Por Igor Felippe, no Escrevinhador
A Virada Cultural, que chegou à 10ª edição neste ano, é a principal atividade cultural da cidade de São Paulo. A jornada de 24 horas de música, arte, teatro, culinária e humor leva a cada ano milhões às ruas do centro da cidade.
O sucesso da Virada conseguiu mexer na relação dos paulistanos com o espaço público e com a cidade. Gente de todas as regiões e classes sociais passou a fazer das ruas e vielas do centro um lugar de diversão e lazer.
Arrisco a dizer que essa jornada anual está na raiz das manifestações que tomaram a cidade em junho, porque tirou muitos paulistanos dos shoppings e colocou nas ruas.
A Virada cumpre também um papel de contrapor o estigma do medo, da violência e do crack carregado pelo centro, que se torna polo cultural da cidade por 24 horas. Assim, ajuda a unir uma cidade cheia de contradições e problemas sociais. No entanto, não encerra essas questões.
São Paulo é uma cidade complexa de 10 milhões de habitantes, extremamente desigual e, consequentemente, violenta. Uma metrópole dessa dimensão, que não cresceu com base no planejamento urbano, se impõe de forma violenta a toda a população.
A intensa velocidade da vida, os problemas cotidianos, a raiva com o trânsito, o medo do crime, o trabalho pesado, a falta de tempo para o lazer estressam e frustram os paulistanos.
A grandiosidade da Virada Cultural abre justamente a porta para a população viver conjuntamente, uma vez por ano, um período que, de certa forma, rompe com a dinâmica do sofrimento cotidiano.
A questão é que a Virada não resolve os problemas da cidade. Aliás, não foi criada com essa pretensão… E os problemas da cidade se manifestam durante uma atividade que reúne milhares de pessoas, em forma de roubos, arrastões, brigas e agressões. Essas formas de expressão da violência da cidade, que se reproduzem diariamente em São Paulo, acontecem durante a Virada.
Essas acontecimentos são lamentáveis, mas correspondem à realidade cotidiana da cidade. E a Virada não é um evento isolado no tempo e no espaço, independente das contradições da cidade.
No entanto, a cobertura da velha mídia isola o evento do contexto e superdimensiona esses episódios, criando uma narrativa de violência generalizada e sem controle e irresponsabilidade do poder público. Paralelamente, apontam problemas na organização e na programação do evento, como atrasos e adiamentos.
A mídia constrói um raciocínio lógico que, ao mesmo tempo em que ignora o quadro geral de violência do dia a dia e deslegitima o evento, aponta como solução a extinção ou desidratação da Virada Cultural.
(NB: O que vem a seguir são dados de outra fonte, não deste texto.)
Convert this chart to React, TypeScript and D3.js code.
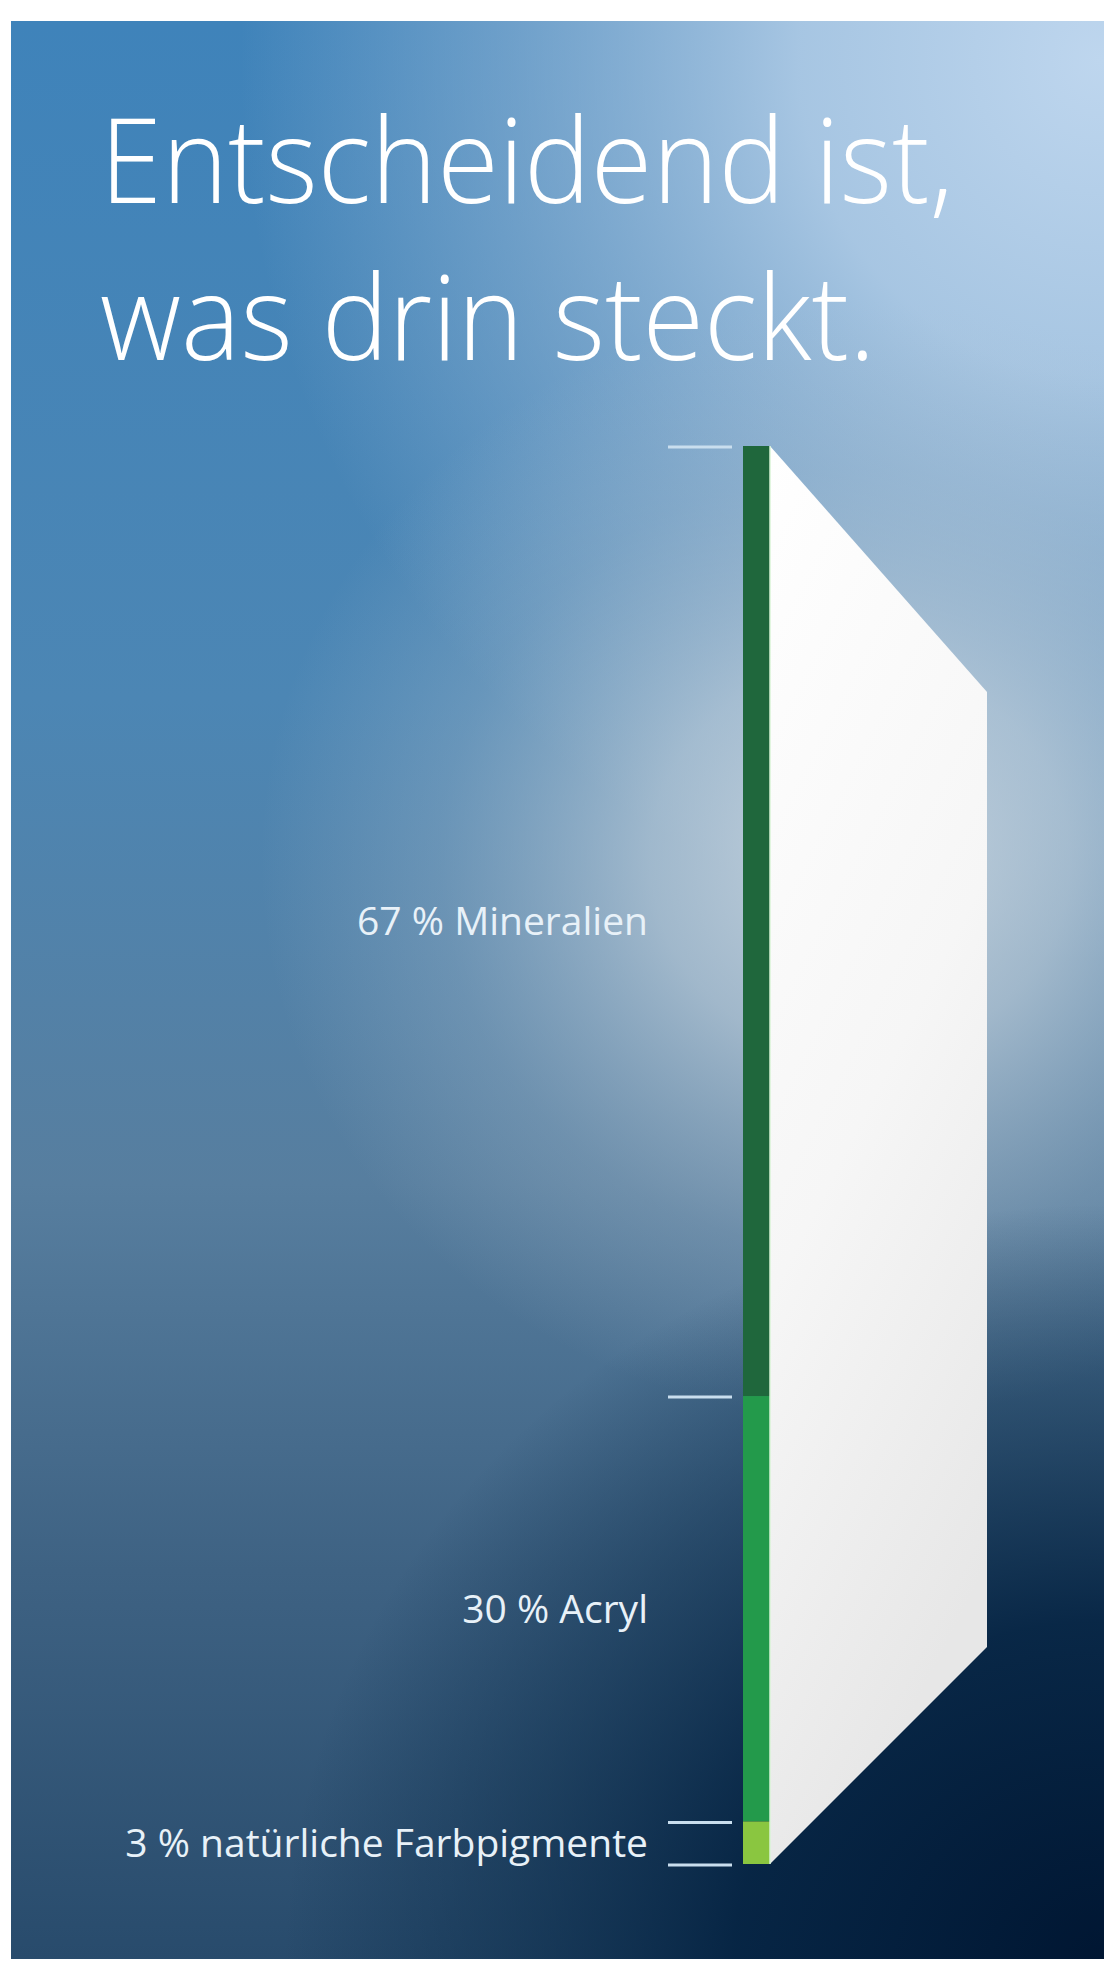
import React from "react";
import * as d3 from "d3";

const titleLines = ["Entscheidend ist,", "was drin steckt."];
const categories = ["Mineralien", "Acryl", "natürliche Farbpigmente"];
const shares = [67, 30, 3];
const segmentColors = ["#1f673c", "#239a4b", "#8ac640"];

const W = 1104;
const H = 1964;

export default function App() {
  const y = d3.scaleLinear().domain([0, 100]).range([446, 1864]);
  const barX0 = 743;
  const barX1 = 770;
  const sideX = 987;

  const cum: number[] = [0];
  shares.forEach((s, i) => cum.push(cum[i] + s));
  const segs = shares.map((s, i) => ({ cat: categories[i], share: s, y0: cum[i], y1: cum[i + 1], color: segmentColors[i] }));

  const yTop = y(0);
  const yBot = y(100);
  const sidePath = d3.path();
  sidePath.moveTo(barX1, yTop);
  sidePath.lineTo(sideX, yTop + 246);
  sidePath.lineTo(sideX, yBot - (sideX - barX1));
  sidePath.lineTo(barX1, yBot);
  sidePath.closePath();

  const px = 11, py = 21, pw = W - 11, ph = 1938;

  return (
    <svg width={W} height={H} style={{ position: "absolute", left: 0, top: 0 }} xmlns="http://www.w3.org/2000/svg">
      <defs>
        <linearGradient id="base" x1="0" y1="0" x2="0" y2="1">
          <stop offset="0%" stopColor="#3f83ba" />
          <stop offset="35%" stopColor="#4c86b4" />
          <stop offset="60%" stopColor="#577e9f" />
          <stop offset="80%" stopColor="#3e6283" />
          <stop offset="100%" stopColor="#284b6c" />
        </linearGradient>
        <radialGradient id="topRight" gradientUnits="userSpaceOnUse" cx="0" cy="0" r="1" gradientTransform="translate(1100 60) scale(860 900)">
          <stop offset="0%" stopColor="#bed6ee" stopOpacity="1" />
          <stop offset="35%" stopColor="#b2cde7" stopOpacity="0.9" />
          <stop offset="70%" stopColor="#a3c0dc" stopOpacity="0.45" />
          <stop offset="100%" stopColor="#a3c0dc" stopOpacity="0" />
        </radialGradient>
        <radialGradient id="mid" gradientUnits="userSpaceOnUse" cx="0" cy="0" r="1" gradientTransform="translate(860 860) scale(600 560)">
          <stop offset="0%" stopColor="#cdd8e1" stopOpacity="0.95" />
          <stop offset="35%" stopColor="#c2cfda" stopOpacity="0.7" />
          <stop offset="70%" stopColor="#aebfce" stopOpacity="0.28" />
          <stop offset="100%" stopColor="#aebfce" stopOpacity="0" />
        </radialGradient>
        <radialGradient id="dark" gradientUnits="userSpaceOnUse" cx="0" cy="0" r="1" gradientTransform="translate(1104 1964) scale(820 760)">
          <stop offset="0%" stopColor="#001632" stopOpacity="1" />
          <stop offset="45%" stopColor="#02203f" stopOpacity="0.88" />
          <stop offset="75%" stopColor="#0a2a48" stopOpacity="0.45" />
          <stop offset="100%" stopColor="#0a2a48" stopOpacity="0" />
        </radialGradient>
        <linearGradient id="side" x1="0" y1="0" x2="0.3" y2="1">
          <stop offset="0%" stopColor="#ffffff" />
          <stop offset="55%" stopColor="#f6f6f6" />
          <stop offset="100%" stopColor="#e7e7e7" />
        </linearGradient>
        <clipPath id="panelClip">
          <rect x={px} y={py} width={pw} height={ph} />
        </clipPath>
      </defs>
      <rect x={0} y={0} width={W} height={H} fill="#ffffff" />
      <g clipPath="url(#panelClip)">
        <rect x={px} y={py} width={pw} height={ph} fill="url(#base)" />
        <rect x={px} y={py} width={pw} height={ph} fill="url(#topRight)" />
        <rect x={px} y={py} width={pw} height={ph} fill="url(#mid)" />
        <rect x={px} y={py} width={pw} height={ph} fill="url(#dark)" />

        <g transform="translate(100 0) scale(0.95 1)">
          {titleLines.map((t, i) => (
            <text
              key={t}
              x={0}
              y={203 + i * 157}
              fill="#ffffff"
              fontFamily="'Open Sans', sans-serif"
              fontWeight={300}
              fontSize={118}
            >
              {t}
            </text>
          ))}
        </g>

        <path d={sidePath.toString()} fill="url(#side)" />

        {segs.map((s) => (
          <rect key={s.cat} x={barX0} y={y(s.y0)} width={barX1 - barX0} height={y(s.y1) - y(s.y0)} fill={s.color} />
        ))}
        <line x1={barX1} x2={barX1} y1={yTop} y2={yBot} stroke="#d9f3d6" strokeWidth={1.5} />

        {cum.map((c, i) => (
          <line key={i} x1={668} x2={732} y1={y(c) + 1} y2={y(c) + 1} stroke="#c9deee" strokeWidth={3} />
        ))}

        {segs.map((s) => (
          <text
            key={"l" + s.cat}
            x={648}
            y={(y(s.y0) + y(s.y1)) / 2 + 14}
            textAnchor="end"
            fill="#e8f1f8"
            fontFamily="'Open Sans', sans-serif"
            fontSize={39}
          >
            {`${s.share} % ${s.cat}`}
          </text>
        ))}
      </g>
    </svg>
  );
}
Para isso, a velha mídia cria um clima de medo e desmotivação para desmoralizar a atividade e desgastar a gestão do prefeito Fernando Haddad. Não é coincidência que a Folha apresenta hoje uma reportagem com a seguinte manchete: “Prefeitura não cogita acabar com a Virada, segundo secretário da Cultura”.
Participei das 10 edições da Virada Cultural. Nunca fui roubado, mas conheço pessoas que foram. Já tive que esperar dentro de um restaurante o término de uma briga, que se transformou em um arrastão. No entanto, partilhei momentos maravilhosos junto com amigos, ao lado de milhares de pessoas, em apresentações maravilhosas de grandes artistas.
A alegria do povo na rua, curtindo o show do Luiz Melodia e dançando os sambas de Monarco e Teresa Cristina, demonstra a riqueza da Virada Cultural, que deve ser fortalecida, inclusive como um motor cultural para enfrentar os problemas sociais vividos cotidianamente pelos paulistanos.